The presentation was a little bit of a first draft, which I am sure he will polish and perfect. But the content was spot on: whatever our trade or profession, we are all in the business of persuading someone else to give up something of their own (their time, attention, money, actions) for something we have to offer (a product, a service, a cause) in an exchange of value to both parties.
And while he spoke in the vernacular of sales, the case he made for the new, universal salesperson sounded to my association-centric ears like recognition that the very skills, traits and abilities we have always relied upon as association leaders are precisely those needed in the new world he described. (At left, Dan Pink at the closing session of the ASAE annual meeting, this week in Dallas. Photo by www.ChuckFazio.com.)
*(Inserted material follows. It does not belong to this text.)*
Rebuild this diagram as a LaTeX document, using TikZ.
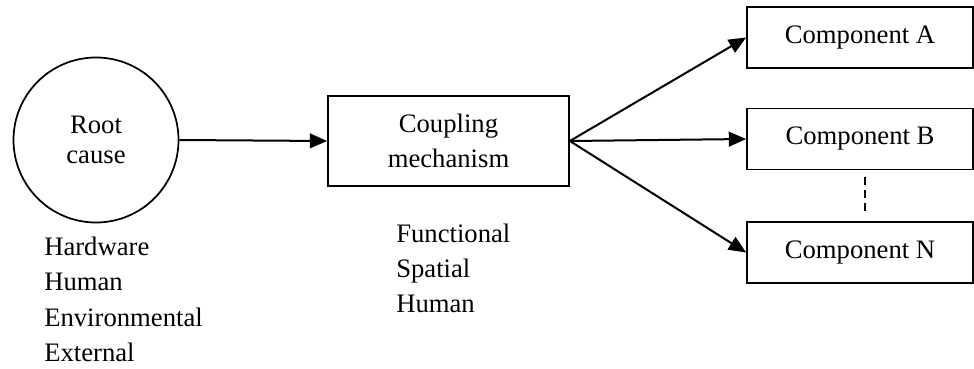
\documentclass[tikz,border=0pt]{standalone}
\usepackage{fontspec}
\setmainfont{Liberation Serif}
\usetikzlibrary{arrows.meta,calc}
\begin{document}
\begin{tikzpicture}[x=0.75pt,y=-0.75pt,
  lbl/.style={font=\fontsize{20pt}{22.5pt}\selectfont},
  box/.style={draw,line width=1.3pt,rectangle,inner sep=0pt,
    font=\fontsize{20pt}{26.25pt}\selectfont,align=center},
  item/.style={anchor=base west,inner sep=0pt,font=\fontsize{20pt}{22pt}\selectfont},
  link/.style={line width=1.5pt,-{Triangle[length=13pt,width=11pt]}}]
  \useasboundingbox (0,0) rectangle (974,368);

  % source of the failure
  \node[draw,circle,line width=1.3pt,minimum size=165*0.75pt,inner sep=0pt,
    align=center,lbl] (root) at (96,140) {Root\\cause};

  % coupling stage
  \node[box,minimum width=241*0.75pt,minimum height=90*0.75pt] (coup) at (448.5,141)
    {Coupling\\mechanism};

  % affected components
  \node[box,minimum width=226*0.75pt,minimum height=61*0.75pt] (ca) at (860,37.5) {Component A};
  \node[box,minimum width=226*0.75pt,minimum height=61*0.75pt] (cb) at (860,139) {Component B};
  \node[box,minimum width=226*0.75pt,minimum height=61*0.75pt] (cn) at (860,252.5) {Component N};

  % cause categories
  \node[item] (h1) at (44,255) {Hardware};
  \node[item] (h2) at (44,290.5) {Human};
  \node[item] (h3) at (44,326) {Environmental};
  \node[item] (h4) at (44,361.5) {External};

  % coupling categories
  \node[item] (k1) at (396,242) {Functional};
  \node[item] (k2) at (396,277) {Spatial};
  \node[item] (k3) at (396,312) {Human};

  % connectors
  \draw[link] (root.east) -- (coup.west);
  \draw[link] (coup.east) -- (ca.west);
  \draw[link] (coup.east) -- (cb.west);
  \draw[link] (coup.east) -- (cn.west);
  \draw[line width=1pt,dash pattern=on 6pt off 3.5pt]
    ($(cb.south)+(5,7)$) coordinate (d1) -- ($(cn.north)+(5,-10)$) coordinate (d2);
\end{tikzpicture}
\end{document}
To wit, the characteristics of:
• Attunement: The ability to see through the other’s eyes and understand from the other’s perspective;
• Buoyancy: the ability to bounce back from constant rejection, selling with undiminished energy and commitment; and
• Clarity: We talk about selling as “problem solving.” But with the access to information that is available to any motivated consumer today, if they know what their problem is, they can find a solution themselves. The real issue is to assist in problem definition.
Then the skills that are needed to do this successfully:
• Mastering the pitch: making a clear, concise, compelling and attuned statement of what you want the prospect to do in a short attention span world;
• The ability to improvise: adjusting on the fly to the unexpected when it occurs (which it constantly will); and
• The ability to serve: enacting an exchange that is truly meaningful, creating new value that is recognized by all sides in the transaction, and even by the broader public as well.
Beyond our specific skills in the business of association management, beyond our informed expertise in the profession, industry or cause we represent, isn’t that precisely the unique competence that we, as association leaders, have always brought to the table?